In Operations, Sales people can be very dangerous. They have the "instant gratification" mentality in many cases. Sign the PO, stand up the product, and the problem is solved in their minds. They lack the understanding that true integration comes at a personal level with each and every user. This level of integration is hard to achieve. And when things don't work or are not accepted, folks are quick to blame someone or some vendor.

The best Engineers, Developers, and Architects are the ones that have come up through the ranks. They have worked in a NOC or Operations Center. They have fielded customer calls and problems. They understand how to span from the known to and unknown even when the customer is right there. And they learn to think on their feet.

Thursday, May 20, 2010

Product Evaluations...

I consider product competition as a good thing. It keeps everyone working to be the best in breed, deliver the best and most cost effective solution to the customer, and drives the value proposition.

In fact, in product evaluations I like to pit vendors products against each other so that my end customer gets the best solution and the most cost effective. For example, I use capabilities that may not have been in the original requirements to further the customer capability refinement. If they run across something that makes their life better, why not leverage that in my product evaluations? In the end, I get a much more effective solution and my customer gets the best product for them.

When faced with using internal resources to develop a capability and using an outside, best of breed solution, danger exists in that if you grade on a curve for internally developed product, you take away competition and ultimately the competitive leadership associated with a Best of Breed product implementation.

It is too easy to start to minimize requirements to the bare necessities and to further segregate these requirements into phases. When you do, you lose the benefit of competition and you lose the edge you get when you tell the vendors to bring the best they have.

Its akin to looking at the problem space and asking what is th bare minimum needed to do this. Or asking what is the best solution for this problem set? Two completely different approaches.

If you evaluate on bare minimums, you get bare minimums. You will always be behind the technology curve in that you will never consider new approaches, capabilities, or technology in your evaluation. And your customer is always left wanting.

It becomes even more dangerous when you evaluate internally developed product versus COTS in that, if you apply the minimum curve gradient to only the internally developed product, the end customer only gets bare minimum capabilities within the development window. No new capabilities. No new technology. No new functionality.

It is not a fair and balanced evaluation anyway if you only apply bare minimums to evaluations. I want the BEST solution for my customer. Bare minimums are not the BEST for my customer. They are best for the development team because now, they don't have to be the best. They can slow down innovation through development processes. And the customer suffers.

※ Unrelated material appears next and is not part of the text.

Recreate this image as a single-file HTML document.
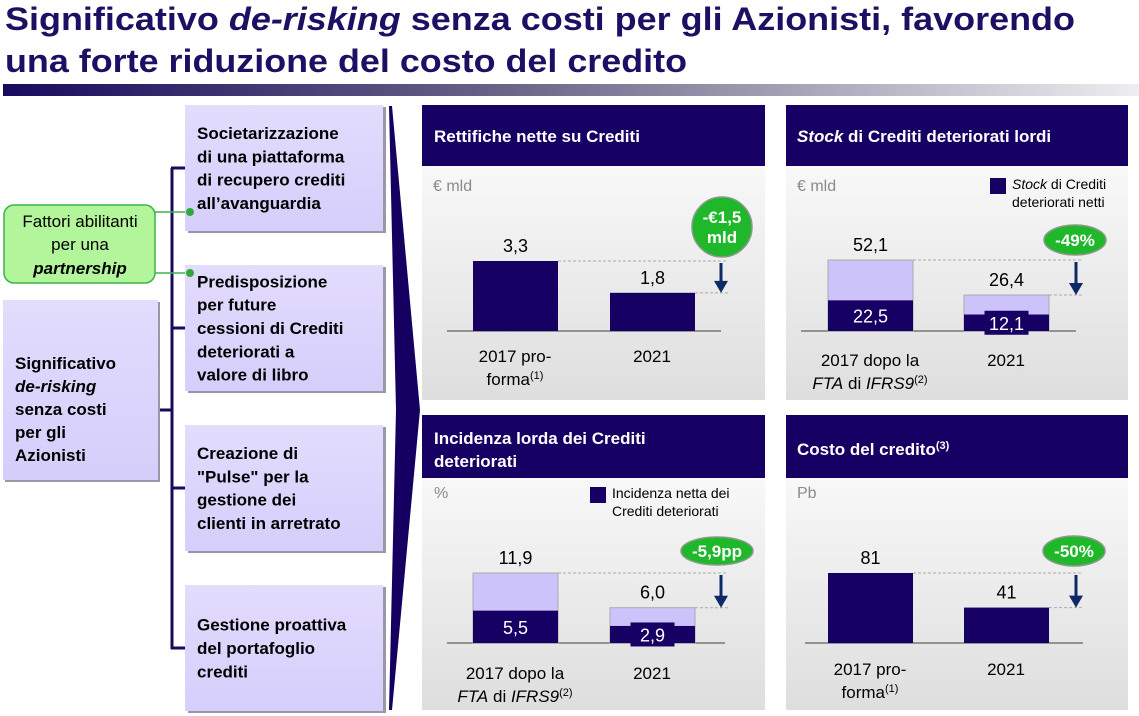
<!DOCTYPE html>
<html><head><meta charset="utf-8"><style>
html,body{margin:0;padding:0;background:#fff;}
svg{display:block;font-family:"Liberation Sans",sans-serif;}
</style></head><body>
<svg id="root" width="1139" height="716" viewBox="0 0 1139 716" xmlns="http://www.w3.org/2000/svg">
<defs>
<linearGradient id="tbar" x1="0" x2="1" y1="0" y2="0"><stop offset="0" stop-color="#1a0a5e"/><stop offset="0.45" stop-color="#6c6688"/><stop offset="1" stop-color="#eceef0"/></linearGradient>
<linearGradient id="pbg" x1="0" x2="0" y1="0" y2="1"><stop offset="0" stop-color="#ffffff"/><stop offset="1" stop-color="#dedede"/></linearGradient>
<linearGradient id="box" x1="0" x2="0" y1="0" y2="1"><stop offset="0" stop-color="#e2dcfd"/><stop offset="1" stop-color="#d6cefb"/></linearGradient>
</defs>
<g fill="#1d0f63" font-weight="bold" font-size="32">
<text x="5" y="30" textLength="1070" lengthAdjust="spacingAndGlyphs">Significativo <tspan font-style="italic">de-risking</tspan> senza costi per gli Azionisti, favorendo</text>
<text x="5" y="72" textLength="682" lengthAdjust="spacingAndGlyphs">una forte riduzione del costo del credito</text>
</g>
<rect x="3" y="84" width="1136" height="12" fill="url(#tbar)"/>

<g stroke="#1a0a5e" stroke-width="3" fill="none">
<line x1="172" y1="168" x2="172" y2="649"/>
<line x1="171" y1="168" x2="186" y2="168"/>
<line x1="171" y1="328" x2="186" y2="328"/>
<line x1="171" y1="488" x2="186" y2="488"/>
<line x1="171" y1="648" x2="186" y2="648"/>
<line x1="158" y1="410" x2="172" y2="410"/>
</g>

<g>
<rect x="5" y="302" width="155" height="180" fill="#9a98a8"/>
<rect x="3" y="300" width="155" height="180" fill="url(#box)"/>
<g font-weight="bold" font-size="17" fill="#000">
<text x="15" y="369">Significativo</text>
<text x="15" y="392" font-style="italic">de-risking</text>
<text x="15" y="415">senza costi</text>
<text x="15" y="438">per gli</text>
<text x="15" y="461">Azionisti</text>
</g></g>

<g>
<line x1="155" y1="212" x2="190" y2="212" stroke="#3cb34a" stroke-width="1.5"/>
<line x1="155" y1="273" x2="190" y2="273" stroke="#3cb34a" stroke-width="1.5"/>
<rect x="4" y="205" width="151" height="78" rx="10" fill="#b3f59a" stroke="#3cb34a" stroke-width="1.5"/>
<g font-size="17" fill="#000" text-anchor="middle">
<text x="80" y="227">Fattori abilitanti</text>
<text x="80" y="250">per una</text>
<text x="80" y="274" font-weight="bold" font-style="italic">partnership</text>
</g></g>

<g id="boxes"></g>
<g fill="#2eaa3a">
<circle cx="190" cy="212" r="4"/><circle cx="190" cy="273" r="4"/>
</g>

<polygon points="389,106 392,106 420,410 392,710 389,710 396,410" fill="#150062"/>

<g id="panels"></g>
</svg>
<script>
const NS="http://www.w3.org/2000/svg";
function mk(parent,tag,attrs,txt){const e=document.createElementNS(NS,tag);for(const k in attrs)e.setAttribute(k,attrs[k]);if(txt!==undefined)e.textContent=txt;parent.appendChild(e);return e;}

const boxTexts=[
 ["Societarizzazione","di una piattaforma","di recupero crediti","all\u2019avanguardia"],
 ["Predisposizione","per future","cessioni di Crediti","deteriorati a","valore di libro"],
 ["Creazione di","\"Pulse\" per la","gestione dei","clienti in arretrato"],
 ["Gestione proattiva","del portafoglio","crediti"]
];
const boxTops=[105,265,425,585];
const boxesG=document.getElementById('boxes');
boxTexts.forEach((lines,i)=>{
 const g=mk(boxesG,'g',{});
 
 
 const y=boxTops[i],h=126;
 mk(g,'rect',{x:188,y:y+2,width:198,height:h,fill:'#9a98a8'});
 mk(g,'rect',{x:185,y:y,width:198,height:h,fill:'url(#box)'});
 const lh=23.3, start=y+h/2-(lines.length-1)*lh/2+6;
 lines.forEach((l,j)=>mk(g,'text',{x:197,y:start+j*lh,'font-weight':'bold','font-size':17,fill:'#000'},l));
});

// ---- Chart data ----
const p1Categories=["2017 pro-forma","2021"];
const p1Values=[3.3,1.8];
const p1Labels=["3,3","1,8"];
const p2Categories=["2017 dopo la FTA di IFRS9","2021"];
const p2Gross=[52.1,26.4];
const p2Net=[22.5,12.1];
const p2GrossLabels=["52,1","26,4"];
const p2NetLabels=["22,5","12,1"];
const p3Categories=["2017 dopo la FTA di IFRS9","2021"];
const p3Gross=[11.9,6.0];
const p3Net=[5.5,2.9];
const p3GrossLabels=["11,9","6,0"];
const p3NetLabels=["5,5","2,9"];
const p4Categories=["2017 pro-forma","2021"];
const p4Values=[81,41];
const p4Labels=["81","41"];

const panelsG=document.getElementById('panels');
function panel(name,x,y,w,h,hh,titleFn){
 const g=mk(panelsG,'g',{});
 
 
 mk(g,'rect',{x:x,y:y,width:w,height:h,fill:'url(#pbg)'});
 mk(g,'rect',{x:x,y:y,width:w,height:hh,fill:'#170063'});
 titleFn(g);
 return g;
}
function catLabel(g,cx,yb,kind){
 const t=mk(g,'g',{'font-size':17,fill:'#000','text-anchor':'middle'});
 
 
 if(kind==='pf'){mk(t,'text',{x:cx,y:yb},"2017 pro-");const s=mk(t,'text',{x:cx,y:yb+23});s.innerHTML='forma<tspan font-size="11" dy="-6">(1)</tspan>';}
 else if(kind==='fta'){mk(t,'text',{x:cx,y:yb},"2017 dopo la");const s=mk(t,'text',{x:cx,y:yb+23});s.innerHTML='<tspan font-style="italic">FTA</tspan> di <tspan font-style="italic">IFRS9</tspan><tspan font-size="11" dy="-6">(2)</tspan>';}
 else mk(t,'text',{x:cx,y:yb},kind);
}
function arrowAndBadge(g,ax,topY,botY,x0,x1,bx,by,rx,ry,fs,lines){
 mk(g,'line',{x1:x0,y1:topY,x2:ax+7,y2:topY,stroke:'#aaa','stroke-dasharray':'3,2','stroke-width':1});
 mk(g,'line',{x1:x1,y1:botY,x2:ax+7,y2:botY,stroke:'#aaa','stroke-dasharray':'3,2','stroke-width':1});
 const a=mk(g,'g',{});
 
 
 mk(a,'line',{x1:ax,y1:topY+2,x2:ax,y2:botY-10,stroke:'#0d2a66','stroke-width':3});
 mk(a,'polygon',{points:`${ax-7},${botY-12} ${ax+7},${botY-12} ${ax},${botY}`,fill:'#0d2a66'});
 const b=mk(g,'g',{});
 
 
 mk(b,'ellipse',{cx:bx,cy:by,rx:rx,ry:ry,fill:'#1eb82a',stroke:'#8a9a8a','stroke-width':1.5});
 lines.forEach((l,i)=>mk(b,'text',{x:bx,y:by+6-(lines.length-1)*10+i*20,'text-anchor':'middle','font-weight':'bold','font-size':fs,fill:'#fff'},l));
}
function legend(g,x,y,l1,l2){
 const lg=mk(g,'g',{});
 
 
 mk(lg,'rect',{x:x,y:y,width:16,height:16,fill:'#170063'});
 const t1=mk(lg,'text',{x:x+22,y:y+11,'font-size':14,fill:'#000'});t1.innerHTML=l1;
 mk(lg,'text',{x:x+22,y:y+29,'font-size':14,fill:'#000'},l2);
}

function barChart(g,cfg){
 const scale=v=>cfg.base-v/cfg.max*cfg.hmax;
 mk(g,'line',{x1:cfg.ax0,y1:cfg.base,x2:cfg.ax1,y2:cfg.base,stroke:'#777','stroke-width':1.5});
 cfg.vals.forEach((v,i)=>{
  const bx=cfg.xs[i],top=scale(v);
  const r=mk(g,'rect',{x:bx,y:top,width:cfg.bw,height:cfg.base-top,fill:cfg.net?'#cdc3fb':'#170063',stroke:cfg.net?'#aaa':'none','stroke-width':1});
  
  
  mk(g,'text',{x:bx+cfg.bw/2,y:top-9,'text-anchor':'middle','font-size':18,fill:'#000'},cfg.labels[i]);
  if(cfg.net){
   const nt=scale(cfg.net[i]);
   const nr=mk(g,'rect',{x:bx,y:nt,width:cfg.bw,height:cfg.base-nt,fill:'#170063'});
   
   
   const cy=Math.min((nt+cfg.base)/2+7,cfg.base+2);
   if(cfg.base-nt<26) mk(g,'rect',{x:bx+cfg.bw/2-22,y:cy-19,width:44,height:24,fill:'#170063'});
   mk(g,'text',{x:bx+cfg.bw/2,y:cy,'text-anchor':'middle','font-size':18,fill:'#fff'},cfg.netLabels[i]);
  }
 });
 return scale;
}

let g=panel('panel-rettifiche',422,105,343,295,61,g=>mk(g,'text',{x:434,y:142,'font-weight':'bold','font-size':17,fill:'#fff'},'Rettifiche nette su Crediti'));
mk(g,'text',{x:433,y:191,'font-size':16,fill:'#8a8a8a'},'€ mld');
let s=barChart(g,{base:331,max:3.3,hmax:70,xs:[473,610],bw:85,vals:p1Values,labels:p1Labels,ax0:447,ax1:721});
arrowAndBadge(g,721,s(p1Values[0]),s(p1Values[1]),558,695,722,227,30,30,17,['-€1,5','mld']);
catLabel(g,515,362,'pf');catLabel(g,652,362,p1Categories[1]);

g=panel('panel-stock-deteriorati',786,105,342,295,61,g=>{const t=mk(g,'text',{x:797,y:142,'font-weight':'bold','font-size':17,fill:'#fff'});t.innerHTML='<tspan font-style="italic">Stock</tspan> di Crediti deteriorati lordi';});
mk(g,'text',{x:797,y:191,'font-size':16,fill:'#8a8a8a'},'€ mld');
legend(g,990,178,'<tspan font-style="italic">Stock</tspan> di Crediti','deteriorati netti');
s=barChart(g,{base:331,max:52.1,hmax:71,xs:[828,964],bw:85,vals:p2Gross,net:p2Net,labels:p2GrossLabels,netLabels:p2NetLabels,ax0:801,ax1:1076});
arrowAndBadge(g,1076,s(p2Gross[0]),s(p2Gross[1]),913,1049,1075,240,31,15,17,['-49%']);
catLabel(g,870,366,'fta');catLabel(g,1006,366,p2Categories[1]);

g=panel('panel-incidenza',422,415,343,295,63,g=>{mk(g,'text',{x:434,y:444,'font-weight':'bold','font-size':17,fill:'#fff'},'Incidenza lorda dei Crediti');mk(g,'text',{x:434,y:467,'font-weight':'bold','font-size':17,fill:'#fff'},'deteriorati');});
mk(g,'text',{x:434,y:498,'font-size':16,fill:'#8a8a8a'},'%');
legend(g,590,487,'Incidenza netta dei','Crediti deteriorati');
s=barChart(g,{base:643,max:11.9,hmax:70,xs:[473,610],bw:85,vals:p3Gross,net:p3Net,labels:p3GrossLabels,netLabels:p3NetLabels,ax0:447,ax1:725});
arrowAndBadge(g,721,s(p3Gross[0]),s(p3Gross[1]),558,695,717,551,36,14,17,['-5,9pp']);
catLabel(g,515,679,'fta');catLabel(g,652,679,p3Categories[1]);

g=panel('panel-costo-credito',786,415,342,295,63,g=>{const t=mk(g,'text',{x:797,y:455,'font-weight':'bold','font-size':17,fill:'#fff'});t.innerHTML='Costo del credito<tspan font-size="11" dy="-6">(3)</tspan>';});
mk(g,'text',{x:797,y:498,'font-size':16,fill:'#8a8a8a'},'Pb');
s=barChart(g,{base:643,max:81,hmax:70,xs:[828,964],bw:85,vals:p4Values,labels:p4Labels,ax0:805,ax1:1083});
arrowAndBadge(g,1076,s(p4Values[0]),s(p4Values[1]),913,1049,1074,551,31,15,17,['-50%']);
catLabel(g,870,675,'pf');catLabel(g,1006,675,p4Categories[1]);
</script>
</body></html>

If you're using developer in house, it is an ABSOLUTE WASTE of company resources and money to develop commodity software that does not provide clear business discriminators. Free is not a business discriminator in that FREE doesn't deliver any new capabilities - capabilities that commodity software doesn't already have.

Inherently, there are two mindsets that evolve. You take away or you empower the customer. A Gatekeeper or a Provider.

If you do bare minimums, you take away capabilities that the customer wants but because it may not be a bare minimum, the capability is taken away.

If you evaluate on Best of Breed, you ultimately bring capabilities to them.